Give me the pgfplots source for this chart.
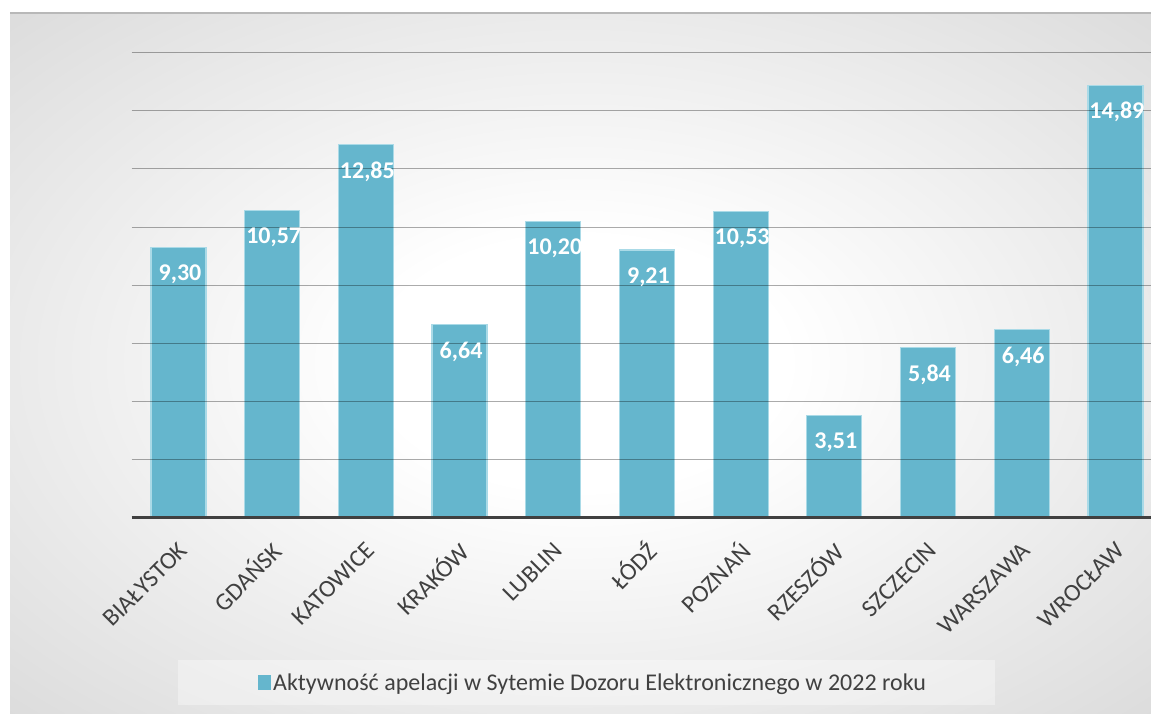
\documentclass[border=0pt]{standalone}
\usepackage{fontspec}
\setmainfont{Carlito}
\usepackage{pgfplots}
\pgfplotsset{compat=1.18}
\definecolor{barc}{RGB}{101,182,205}
\definecolor{barb}{RGB}{170,218,231}
\definecolor{txt}{RGB}{64,64,64}
\pgfdeclareradialshading{bgshade}{\pgfpoint{0bp}{0bp}}{color(0bp)=(white); color(9bp)=(white); color(40bp)=(black!16); color(72bp)=(black!25)}
\begin{document}
\begin{tikzpicture}[x=1pt,y=1pt]
\useasboundingbox (0,0) rectangle (1151,713);
\fill[white] (0,0) rectangle (1151,713);
\shade[shading=bgshade] (10,0) rectangle (1151,700);
\draw[black!28, line width=1.2pt] (10,700) -- (1151,700);
\fill[white, opacity=0.35] (178,8) rectangle (995,53);
\begin{axis}[
  at={(131.65pt,196pt)}, anchor=south west,
  scale only axis, width=1019.35pt, height=464pt,
  xmin=-0.5, xmax=10.38, ymin=0, ymax=16,
  xtick={0,...,10},
  xticklabels={BIAŁYSTOK,GDAŃSK,KATOWICE,KRAKÓW,LUBLIN,ŁÓDŹ,POZNAŃ,RZESZÓW,SZCZECIN,WARSZAWA,WROCŁAW},
  ytick={2,4,...,16}, yticklabels={},
  major tick length=0,
  ymajorgrids, grid style={black, opacity=0.33, line width=1pt},
  axis x line*=bottom, axis y line*=left,
  y axis line style={draw=none},
  x axis line style={-, draw=txt, line width=3pt},
  axis on top,
  clip=false,
  /pgf/number format/assume math mode=true,
  xticklabel style={xshift=7pt, yshift=-27pt, rotate=45, anchor=east, font=\fontsize{24.5}{24.5}\selectfont, text=txt},
  ybar, bar width=55pt,
  nodes near coords={\pgfmathprintnumber[fixed,fixed zerofill,precision=2,use comma]{\pgfplotspointmeta}},
  nodes near coords style={font=\bfseries\fontsize{24}{24}\selectfont, text=white, anchor=center, xshift=1.5pt, yshift=-27pt},
  legend style={at={(0.4526,-0.3578)}, anchor=center, draw=none, fill=none, font=\fontsize{24}{24}\selectfont, text=txt},
]
\addplot[fill=barc, draw=barb, line width=1.2pt,
  legend image code/.code={\fill[barc] (0pt,-6.5pt) rectangle (12pt,7pt);}]
  coordinates {(0,9.30) (1,10.57) (2,12.85) (3,6.64) (4,10.20) (5,9.21) (6,10.53) (7,3.51) (8,5.84) (9,6.46) (10,14.89)};
\addlegendentry{Aktywność apelacji w Sytemie Dozoru Elektronicznego w 2022 roku}
\end{axis}
\end{tikzpicture}
\end{document}
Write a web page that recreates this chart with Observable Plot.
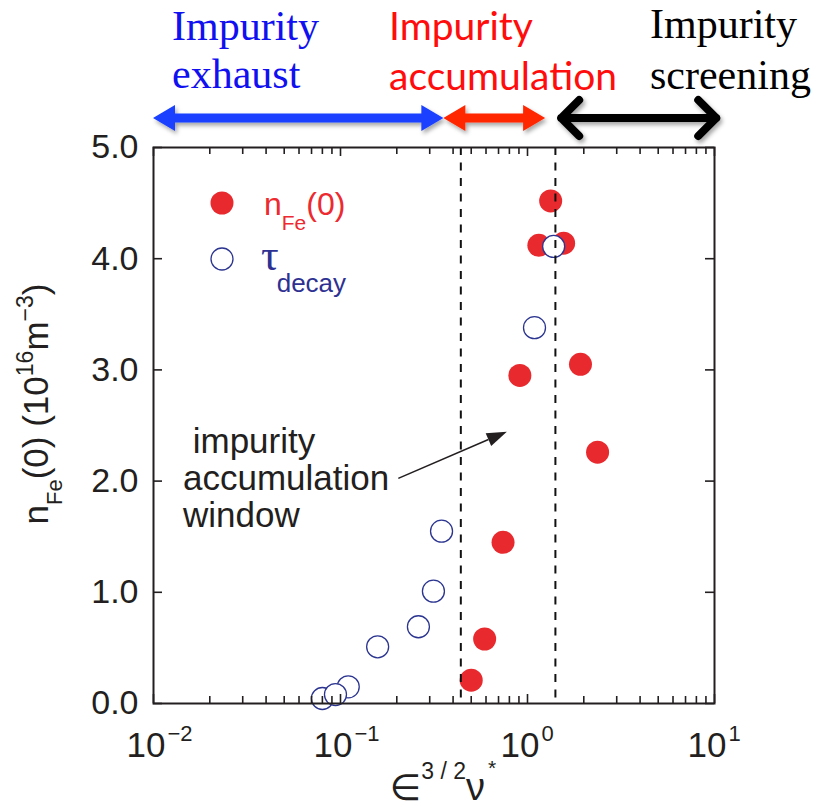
<!DOCTYPE html>
<html>
<head>
<meta charset="utf-8">
<script src="https://cdn.jsdelivr.net/npm/d3@7"></script>
<script src="https://cdn.jsdelivr.net/npm/@observablehq/plot@0.6"></script>
<style>
  body { margin: 0; background: #fff; }
  svg { display: block; }
</style>
</head>
<body>
<div id="chart"></div>
<script>
// Central iron density n_Fe(0) versus the collisionality parameter ε^{3/2}ν*
const nFeX = [1.33, 1.15, 1.56, 1.92, 0.91, 2.37, 0.74, 0.59, 0.50];
const nFeY = [4.52, 4.12, 4.14, 3.05, 2.95, 2.26, 1.45, 0.58, 0.21];

// Decay-time points (open circles)
const tauX = [1.38, 1.09, 0.347, 0.314, 0.261, 0.158, 0.110, 0.080, 0.094];
const tauY = [4.11, 3.38, 1.55, 1.01, 0.69, 0.51, 0.15, 0.045, 0.08];

// Edges of the accumulation window (dashed lines)
const windowEdges = [0.44, 1.41];

// Axis ticks
const yTicks = [0, 1, 2, 3, 4, 5];
const decades = [0.01, 0.1, 1, 10];
const decadeExponents = ["\u22122", "\u22121", "0", "1"];

// Transport regimes shown above the chart
const regimeNames = [["Impurity", "exhaust"], ["Impurity", "accumulation"], ["Impurity", "screening"]];
const regimeFrom = [0.01, 0.357, 1.45];
const regimeTo = [0.357, 1.25, 10.8];
const regimeColors = ["#1a40ff", "#ff2600", "#000000"];
const regimeTextColors = ["#1010f0", "#ff0d0d", "#000000"];

// Annotation arrow (from the label to the window)
const annotationFrom = {x: 0.205, y: 2.02};
const annotationTo = {x: 0.78, y: 2.44};

const W = 813, H = 812;
const M = {top: 147, right: 99, bottom: 109, left: 153};
const innerW = W - M.left - M.right;
const innerH = H - M.top - M.bottom;

const nFe = nFeX.map((x, i) => ({x, y: nFeY[i]}));
const tau = tauX.map((x, i) => ({x, y: tauY[i]}));
const minorX = decades.slice(0, 3).flatMap(d => [2, 3, 4, 5, 6, 7, 8, 9].map(k => k * d));

const ink = "#231f20";
const sans = "'Liberation Sans', Arial, Helvetica, sans-serif";

const plot = Plot.plot({
  width: W,
  height: H,
  marginTop: M.top,
  marginRight: M.right,
  marginBottom: M.bottom,
  marginLeft: M.left,
  style: {fontFamily: sans, background: "#fff", overflow: "visible"},
  x: {type: "log", domain: [0.01, 10], axis: null},
  y: {domain: [0, 5], axis: null},
  marks: [
    Plot.dot(nFe, {x: "x", y: "y", r: 11.5, fill: "#e8292e"}),
    Plot.dot(tau, {x: "x", y: "y", r: 11, fill: "#fff", stroke: "#2b3590", strokeWidth: 1.3}),
    Plot.ruleX(windowEdges, {stroke: "#111", strokeWidth: 2, strokeDasharray: "8,7.5"}),
    // inward ticks, bottom and top
    Plot.ruleX(decades, {x: d => d, stroke: ink, strokeWidth: 1.6, insetTop: innerH - 9}),
    Plot.ruleX(minorX, {x: d => d, stroke: ink, strokeWidth: 1.6, insetTop: innerH - 7}),
    Plot.ruleX(decades, {x: d => d, stroke: ink, strokeWidth: 1.6, insetBottom: innerH - 9}),
    Plot.ruleX(minorX, {x: d => d, stroke: ink, strokeWidth: 1.6, insetBottom: innerH - 7}),
    // inward ticks, left and right
    Plot.ruleY(yTicks, {y: d => d, stroke: ink, strokeWidth: 1.6, insetRight: innerW - 9}),
    Plot.ruleY(yTicks, {y: d => d, stroke: ink, strokeWidth: 1.6, insetLeft: innerW - 9}),
    Plot.frame({stroke: ink, strokeWidth: 2}),
    // y tick labels
    Plot.text(yTicks, {y: d => d, text: d => d.toFixed(1), frameAnchor: "left", textAnchor: "end",
      dx: -15, fontSize: 34, fill: ink}),
    // x tick labels 10^n
    Plot.text(decades, {x: d => d, text: () => "10", frameAnchor: "bottom", textAnchor: "end",
      lineAnchor: "bottom", dx: 12, dy: 53, fontSize: 35, fill: ink}),
    Plot.text(decades, {x: d => d, text: (d, i) => decadeExponents[i], frameAnchor: "bottom", textAnchor: "start",
      lineAnchor: "bottom", dx: 14, dy: 37, fontSize: 22, fill: ink})
  ]
});

document.getElementById("chart").appendChild(plot);

const svg = d3.select(plot);
const sx = plot.scale("x").apply;
const sy = plot.scale("y").apply;

// drop shadow for the regime arrows
const defs = svg.append("defs");
defs.append("filter").attr("id", "soft-shadow").attr("x", "-10%").attr("y", "-60%")
  .attr("width", "130%").attr("height", "260%")
  .append("feDropShadow").attr("dx", 2).attr("dy", 3).attr("stdDeviation", 2)
  .attr("flood-color", "#000").attr("flood-opacity", 0.35);

// regime arrows
const arrowY = 118;
regimeNames.forEach((_, i) => {
  const x0 = sx(regimeFrom[i]), x1 = sx(regimeTo[i]);
  const g = svg.append("g").attr("filter", "url(#soft-shadow)");
  if (i < 2) {
    const hl = 22, hw = 13, sw = 4.5;
    const p = [
      [x0, arrowY], [x0 + hl, arrowY - hw], [x0 + hl, arrowY - sw], [x1 - hl, arrowY - sw],
      [x1 - hl, arrowY - hw], [x1, arrowY], [x1 - hl, arrowY + hw], [x1 - hl, arrowY + sw],
      [x0 + hl, arrowY + sw], [x0 + hl, arrowY + hw]
    ];
    g.append("path").attr("d", "M" + p.join("L") + "Z").attr("fill", regimeColors[i]);
  } else {
    const a = 18, s = 4;
    g.append("path")
      .attr("d", `M${x0 + s},${arrowY}L${x1 - s},${arrowY}` +
        `M${x0 + a + s},${arrowY - a}L${x0 + s},${arrowY}L${x0 + a + s},${arrowY + a}` +
        `M${x1 - a - s},${arrowY - a}L${x1 - s},${arrowY}L${x1 - a - s},${arrowY + a}`)
      .attr("fill", "none").attr("stroke", regimeColors[i]).attr("stroke-width", 8)
      .attr("stroke-linecap", "round").attr("stroke-linejoin", "round");
  }
});

// regime labels
const regimeLayout = [
  {x: 172, y: [40, 88], font: "'Liberation Serif', 'Times New Roman', serif", size: 42},
  {x: 389, y: [40, 90], font: "Lato, 'Liberation Sans', sans-serif", size: 39},
  {x: 650, y: [38, 89], font: "'Liberation Serif', 'Times New Roman', serif", size: 42}
];
regimeNames.forEach((lines, i) => {
  const L = regimeLayout[i];
  lines.forEach((t, j) => {
    svg.append("text").attr("x", L.x).attr("y", L.y[j]).attr("text-anchor", "start")
      .attr("font-family", L.font).attr("font-size", L.size).attr("fill", regimeTextColors[i]).text(t);
  });
});

// legend
const legend = svg.append("g").attr("text-anchor", "start");
legend.append("circle").attr("cx", 222).attr("cy", 203).attr("r", 11.5).attr("fill", "#e8292e");
legend.append("circle").attr("cx", 222).attr("cy", 259).attr("r", 11).attr("fill", "#fff")
  .attr("stroke", "#2b3590").attr("stroke-width", 1.3);
const l1 = legend.append("text").attr("x", 264).attr("y", 215).attr("font-family", sans)
  .attr("fill", "#ec2a30").attr("font-size", 32);
l1.append("tspan").text("n");
l1.append("tspan").attr("font-size", 21).attr("dy", 15).text("Fe");
l1.append("tspan").attr("dy", -15).text("(0)");
const l2 = legend.append("text").attr("x", 261).attr("y", 270).attr("fill", "#2e3192");
l2.append("tspan").attr("font-family", "'Liberation Serif', serif").attr("font-size", 44).text("\u03c4");
l2.append("tspan").attr("font-family", sans).attr("font-size", 26).attr("dy", 22).attr("dx", -2).text("decay");

// annotation
const ann = svg.append("text").attr("text-anchor", "start").attr("font-family", sans)
  .attr("font-size", 35).attr("fill", ink);
[[" impurity", 453], ["accumulation", 490], ["window", 527]].forEach(([t, y]) => {
  ann.append("tspan").attr("x", 183).attr("y", y).attr("xml:space", "preserve").text(t);
});
{
  const ax0 = sx(annotationFrom.x), ay0 = sy(annotationFrom.y);
  const ax1 = sx(annotationTo.x), ay1 = sy(annotationTo.y);
  const ang = Math.atan2(ay1 - ay0, ax1 - ax0);
  const hl = 20, hw = 7;
  const bx = ax1 - hl * Math.cos(ang), by = ay1 - hl * Math.sin(ang);
  svg.append("line").attr("x1", ax0).attr("y1", ay0).attr("x2", bx).attr("y2", by)
    .attr("stroke", ink).attr("stroke-width", 1.6);
  const nx = -Math.sin(ang), ny = Math.cos(ang);
  svg.append("path")
    .attr("d", `M${ax1},${ay1}L${bx + nx * hw},${by + ny * hw}L${bx - nx * hw},${by - ny * hw}Z`)
    .attr("fill", ink);
}

// y axis title
const yt = svg.append("text").attr("transform", "translate(48,404) rotate(-90)")
  .attr("text-anchor", "middle").attr("font-family", sans).attr("font-size", 35).attr("fill", ink);
yt.append("tspan").text("n");
yt.append("tspan").attr("font-size", 22).attr("dy", 14).text("Fe");
yt.append("tspan").attr("dy", -14).text("(0) (10");
yt.append("tspan").attr("font-size", 23).attr("dy", -15).text("16");
yt.append("tspan").attr("dy", 15).text("m");
yt.append("tspan").attr("font-size", 23).attr("dy", -15).text("\u22123");
yt.append("tspan").attr("dy", 15).text(")");

// x axis title
const xt = svg.append("text").attr("x", 443).attr("y", 800).attr("text-anchor", "middle")
  .attr("fill", ink).attr("font-family", sans);
xt.append("tspan").attr("font-family", "'DejaVu Sans', sans-serif").attr("font-size", 36).text("\u2208");
xt.append("tspan").attr("font-size", 23).attr("dy", -21).text("3 / 2");
xt.append("tspan").attr("font-size", 38).attr("dy", 21).text("\u03bd");
xt.append("tspan").attr("font-size", 21).attr("dy", -25).attr("dx", 3).text("*");
</script>
</body>
</html>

**REQUIRED WORK**. Of the lines in the listing above, how many hold the string "chart"? Reply with the number only.

**TASK ANSWER**. 5